[Rows from a dataset of charts and code]
====

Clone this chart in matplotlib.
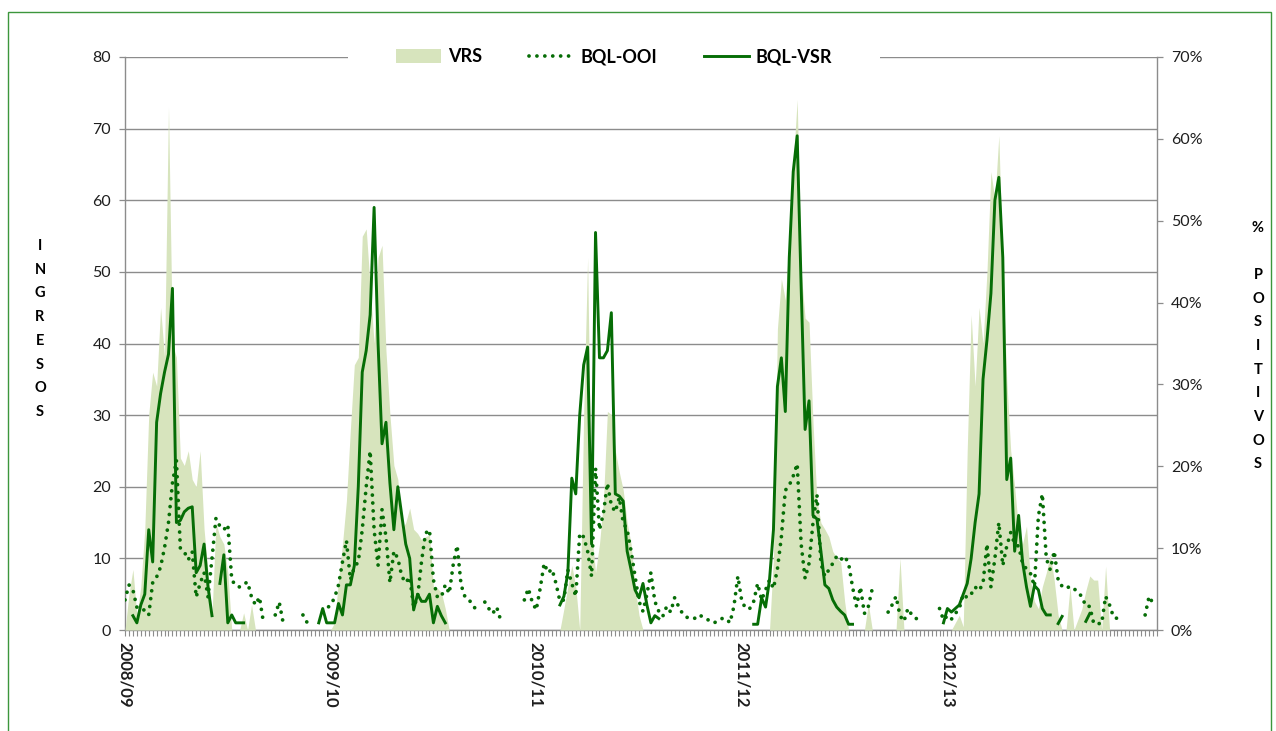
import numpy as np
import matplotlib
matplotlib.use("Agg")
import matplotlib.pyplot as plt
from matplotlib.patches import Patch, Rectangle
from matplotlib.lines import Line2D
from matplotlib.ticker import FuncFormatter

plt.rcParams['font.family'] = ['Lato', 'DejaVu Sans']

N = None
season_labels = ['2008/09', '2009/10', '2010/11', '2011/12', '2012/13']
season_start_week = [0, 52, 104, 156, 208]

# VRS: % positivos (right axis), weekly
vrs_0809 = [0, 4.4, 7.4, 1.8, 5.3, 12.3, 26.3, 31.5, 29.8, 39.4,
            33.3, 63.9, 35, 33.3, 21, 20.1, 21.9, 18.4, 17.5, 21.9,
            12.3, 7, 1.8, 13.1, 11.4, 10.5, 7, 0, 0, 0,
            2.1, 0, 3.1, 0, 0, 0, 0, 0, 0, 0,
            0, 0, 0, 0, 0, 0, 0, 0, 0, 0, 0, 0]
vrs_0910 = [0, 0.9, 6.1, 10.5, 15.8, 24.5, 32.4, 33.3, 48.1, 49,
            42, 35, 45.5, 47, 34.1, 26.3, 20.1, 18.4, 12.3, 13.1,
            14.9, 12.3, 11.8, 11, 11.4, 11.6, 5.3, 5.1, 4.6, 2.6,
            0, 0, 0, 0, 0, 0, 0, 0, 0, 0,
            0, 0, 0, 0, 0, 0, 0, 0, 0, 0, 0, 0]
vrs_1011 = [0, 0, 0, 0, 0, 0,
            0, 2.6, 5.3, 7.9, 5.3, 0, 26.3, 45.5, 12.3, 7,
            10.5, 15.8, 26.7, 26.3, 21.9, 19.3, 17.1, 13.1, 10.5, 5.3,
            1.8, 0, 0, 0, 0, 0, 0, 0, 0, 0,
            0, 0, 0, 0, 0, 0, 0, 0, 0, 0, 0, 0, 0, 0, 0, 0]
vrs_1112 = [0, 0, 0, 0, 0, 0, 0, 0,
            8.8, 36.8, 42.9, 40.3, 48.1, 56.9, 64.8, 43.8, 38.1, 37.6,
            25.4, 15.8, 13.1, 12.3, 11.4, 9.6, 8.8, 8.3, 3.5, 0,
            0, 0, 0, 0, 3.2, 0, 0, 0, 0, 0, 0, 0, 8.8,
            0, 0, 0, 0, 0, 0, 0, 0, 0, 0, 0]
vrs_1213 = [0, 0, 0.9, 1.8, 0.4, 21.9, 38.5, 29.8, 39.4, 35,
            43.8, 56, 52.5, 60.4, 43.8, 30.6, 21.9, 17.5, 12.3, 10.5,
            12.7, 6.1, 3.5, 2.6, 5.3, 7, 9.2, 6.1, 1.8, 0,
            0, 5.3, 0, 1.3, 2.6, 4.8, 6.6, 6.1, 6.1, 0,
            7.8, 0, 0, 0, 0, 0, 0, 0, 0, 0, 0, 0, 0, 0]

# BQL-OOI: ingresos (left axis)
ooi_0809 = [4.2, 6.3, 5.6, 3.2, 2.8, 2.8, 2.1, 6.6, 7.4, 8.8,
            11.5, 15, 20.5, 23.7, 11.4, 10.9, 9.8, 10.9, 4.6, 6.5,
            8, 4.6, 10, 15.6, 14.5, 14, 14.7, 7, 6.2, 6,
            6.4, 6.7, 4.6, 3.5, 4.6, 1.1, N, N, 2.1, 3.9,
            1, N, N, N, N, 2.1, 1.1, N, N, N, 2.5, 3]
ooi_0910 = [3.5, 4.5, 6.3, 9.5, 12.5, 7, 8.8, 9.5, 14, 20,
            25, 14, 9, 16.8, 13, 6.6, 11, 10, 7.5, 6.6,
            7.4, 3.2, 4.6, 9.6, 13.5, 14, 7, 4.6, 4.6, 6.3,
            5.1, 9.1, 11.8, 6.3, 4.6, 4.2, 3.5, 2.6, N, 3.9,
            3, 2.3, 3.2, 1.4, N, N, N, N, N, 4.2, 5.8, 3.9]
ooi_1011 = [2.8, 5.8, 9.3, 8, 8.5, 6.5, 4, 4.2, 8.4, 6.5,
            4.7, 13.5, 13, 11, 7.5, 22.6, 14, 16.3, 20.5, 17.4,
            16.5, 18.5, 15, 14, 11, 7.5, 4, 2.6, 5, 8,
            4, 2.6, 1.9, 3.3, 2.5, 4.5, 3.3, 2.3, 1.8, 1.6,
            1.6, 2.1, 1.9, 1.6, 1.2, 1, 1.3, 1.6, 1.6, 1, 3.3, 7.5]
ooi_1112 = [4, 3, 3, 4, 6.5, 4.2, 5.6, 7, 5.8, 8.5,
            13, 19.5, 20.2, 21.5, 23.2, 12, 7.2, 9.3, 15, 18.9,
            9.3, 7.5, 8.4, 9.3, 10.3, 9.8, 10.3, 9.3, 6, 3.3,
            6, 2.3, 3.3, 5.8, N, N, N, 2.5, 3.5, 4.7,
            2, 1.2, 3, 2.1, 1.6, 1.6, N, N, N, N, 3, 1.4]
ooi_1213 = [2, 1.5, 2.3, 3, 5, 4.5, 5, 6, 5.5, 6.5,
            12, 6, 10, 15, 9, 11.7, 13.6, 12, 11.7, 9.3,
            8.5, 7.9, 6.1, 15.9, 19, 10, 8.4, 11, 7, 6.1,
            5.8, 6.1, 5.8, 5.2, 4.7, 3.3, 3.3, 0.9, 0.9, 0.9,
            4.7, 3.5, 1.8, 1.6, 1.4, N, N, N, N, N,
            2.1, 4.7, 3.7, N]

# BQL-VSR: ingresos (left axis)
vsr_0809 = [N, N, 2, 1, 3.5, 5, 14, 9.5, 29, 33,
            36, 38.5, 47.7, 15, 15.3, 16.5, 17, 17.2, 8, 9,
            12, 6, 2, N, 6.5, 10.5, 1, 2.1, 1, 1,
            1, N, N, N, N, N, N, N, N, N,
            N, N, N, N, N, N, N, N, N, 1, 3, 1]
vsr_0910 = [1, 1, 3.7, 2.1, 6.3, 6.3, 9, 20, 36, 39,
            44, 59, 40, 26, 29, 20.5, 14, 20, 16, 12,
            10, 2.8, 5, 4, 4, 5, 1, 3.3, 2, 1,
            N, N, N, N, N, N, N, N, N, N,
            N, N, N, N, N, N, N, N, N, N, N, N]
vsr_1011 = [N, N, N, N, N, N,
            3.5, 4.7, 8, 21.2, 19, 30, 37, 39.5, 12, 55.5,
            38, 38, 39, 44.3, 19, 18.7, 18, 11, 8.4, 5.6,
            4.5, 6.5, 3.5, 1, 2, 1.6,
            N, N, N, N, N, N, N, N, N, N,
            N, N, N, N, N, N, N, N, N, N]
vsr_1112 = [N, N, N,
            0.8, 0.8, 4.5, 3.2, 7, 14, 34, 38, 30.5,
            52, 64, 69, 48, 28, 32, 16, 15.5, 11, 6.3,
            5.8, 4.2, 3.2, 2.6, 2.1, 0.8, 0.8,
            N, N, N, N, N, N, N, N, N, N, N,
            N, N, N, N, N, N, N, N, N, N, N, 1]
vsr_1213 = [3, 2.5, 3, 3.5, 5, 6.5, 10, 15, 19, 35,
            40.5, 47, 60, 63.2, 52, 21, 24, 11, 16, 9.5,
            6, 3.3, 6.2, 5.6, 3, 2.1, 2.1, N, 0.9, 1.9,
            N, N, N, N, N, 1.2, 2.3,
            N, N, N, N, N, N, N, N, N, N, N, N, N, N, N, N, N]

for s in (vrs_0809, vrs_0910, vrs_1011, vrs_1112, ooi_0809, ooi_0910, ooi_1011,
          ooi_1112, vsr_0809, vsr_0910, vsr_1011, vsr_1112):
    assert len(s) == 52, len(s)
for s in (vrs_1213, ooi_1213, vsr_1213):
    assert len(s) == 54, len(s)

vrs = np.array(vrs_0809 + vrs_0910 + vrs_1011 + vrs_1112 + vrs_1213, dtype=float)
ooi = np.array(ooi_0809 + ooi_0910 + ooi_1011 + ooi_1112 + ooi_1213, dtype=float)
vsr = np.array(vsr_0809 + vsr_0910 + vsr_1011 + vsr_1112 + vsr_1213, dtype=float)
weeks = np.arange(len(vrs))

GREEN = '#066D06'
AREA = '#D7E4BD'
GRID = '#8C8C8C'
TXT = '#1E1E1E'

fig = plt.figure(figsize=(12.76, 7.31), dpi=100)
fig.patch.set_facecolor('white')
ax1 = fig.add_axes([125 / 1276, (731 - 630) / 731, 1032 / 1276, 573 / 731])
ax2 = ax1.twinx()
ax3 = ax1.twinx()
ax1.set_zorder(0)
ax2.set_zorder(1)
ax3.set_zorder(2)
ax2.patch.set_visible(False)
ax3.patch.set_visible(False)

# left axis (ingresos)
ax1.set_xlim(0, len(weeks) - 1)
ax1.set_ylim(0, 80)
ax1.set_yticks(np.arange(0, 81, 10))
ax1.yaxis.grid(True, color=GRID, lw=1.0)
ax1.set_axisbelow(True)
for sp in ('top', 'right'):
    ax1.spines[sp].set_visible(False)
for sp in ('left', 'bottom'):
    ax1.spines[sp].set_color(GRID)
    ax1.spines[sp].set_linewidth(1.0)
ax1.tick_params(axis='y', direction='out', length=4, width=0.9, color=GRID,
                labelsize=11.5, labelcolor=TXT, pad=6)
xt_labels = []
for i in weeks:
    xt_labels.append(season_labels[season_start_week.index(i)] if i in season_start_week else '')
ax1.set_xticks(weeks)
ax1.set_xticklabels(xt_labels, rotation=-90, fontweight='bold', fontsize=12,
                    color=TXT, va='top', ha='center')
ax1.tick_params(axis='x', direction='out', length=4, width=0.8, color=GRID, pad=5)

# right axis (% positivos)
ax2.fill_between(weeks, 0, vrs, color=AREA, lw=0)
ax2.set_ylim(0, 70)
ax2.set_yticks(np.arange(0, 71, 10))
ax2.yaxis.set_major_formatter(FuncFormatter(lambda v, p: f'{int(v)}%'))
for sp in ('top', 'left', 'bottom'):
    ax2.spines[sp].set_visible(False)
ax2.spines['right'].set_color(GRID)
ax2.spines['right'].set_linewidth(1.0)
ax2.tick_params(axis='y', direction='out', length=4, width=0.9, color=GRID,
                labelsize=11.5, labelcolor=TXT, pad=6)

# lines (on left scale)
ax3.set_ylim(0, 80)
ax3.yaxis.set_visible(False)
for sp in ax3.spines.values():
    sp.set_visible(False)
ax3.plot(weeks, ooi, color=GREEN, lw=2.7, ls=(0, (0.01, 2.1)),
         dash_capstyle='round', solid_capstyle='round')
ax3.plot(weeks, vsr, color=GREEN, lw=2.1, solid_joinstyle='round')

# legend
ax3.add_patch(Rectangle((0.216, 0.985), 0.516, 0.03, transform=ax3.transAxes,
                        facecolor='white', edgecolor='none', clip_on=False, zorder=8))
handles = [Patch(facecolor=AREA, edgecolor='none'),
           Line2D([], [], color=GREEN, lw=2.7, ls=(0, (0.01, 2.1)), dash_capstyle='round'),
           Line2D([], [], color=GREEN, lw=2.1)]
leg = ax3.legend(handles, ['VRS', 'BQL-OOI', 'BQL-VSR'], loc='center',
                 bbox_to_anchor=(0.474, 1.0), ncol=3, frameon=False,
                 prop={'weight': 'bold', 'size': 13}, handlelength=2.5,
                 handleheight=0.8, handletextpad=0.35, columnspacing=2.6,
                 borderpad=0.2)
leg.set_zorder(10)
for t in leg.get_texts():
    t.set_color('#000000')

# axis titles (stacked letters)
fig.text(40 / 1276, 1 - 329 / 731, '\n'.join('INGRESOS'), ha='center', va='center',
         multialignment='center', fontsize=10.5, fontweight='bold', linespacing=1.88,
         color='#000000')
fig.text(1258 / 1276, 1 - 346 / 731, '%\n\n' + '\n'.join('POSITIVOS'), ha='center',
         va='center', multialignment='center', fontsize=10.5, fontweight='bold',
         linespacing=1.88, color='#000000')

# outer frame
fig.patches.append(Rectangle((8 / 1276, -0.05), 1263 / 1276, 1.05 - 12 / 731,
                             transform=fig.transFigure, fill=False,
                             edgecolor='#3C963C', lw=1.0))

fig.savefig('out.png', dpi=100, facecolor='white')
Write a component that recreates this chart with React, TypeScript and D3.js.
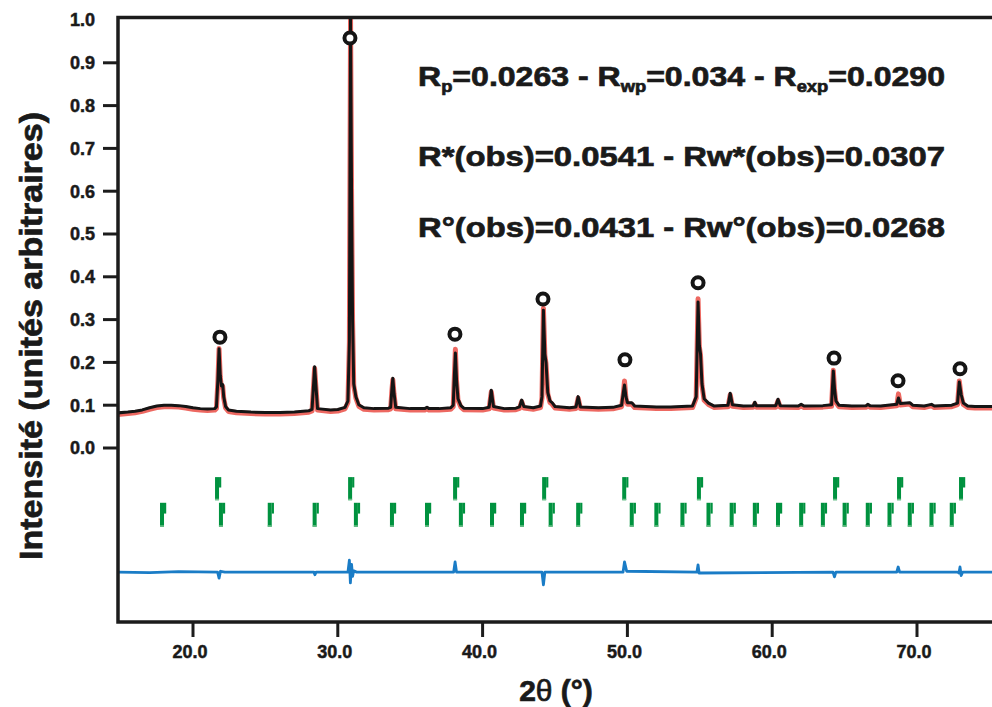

====

Task description — Take the records from their first line through the line containing "season_start_week = [0, 52, 104, 156, 208]" and please return exactly those lines, both ends included, minus the pictures.

Written response —
Clone this chart in matplotlib.
import numpy as np
import matplotlib
matplotlib.use("Agg")
import matplotlib.pyplot as plt
from matplotlib.patches import Patch, Rectangle
from matplotlib.lines import Line2D
from matplotlib.ticker import FuncFormatter

plt.rcParams['font.family'] = ['Lato', 'DejaVu Sans']

N = None
season_labels = ['2008/09', '2009/10', '2010/11', '2011/12', '2012/13']
season_start_week = [0, 52, 104, 156, 208]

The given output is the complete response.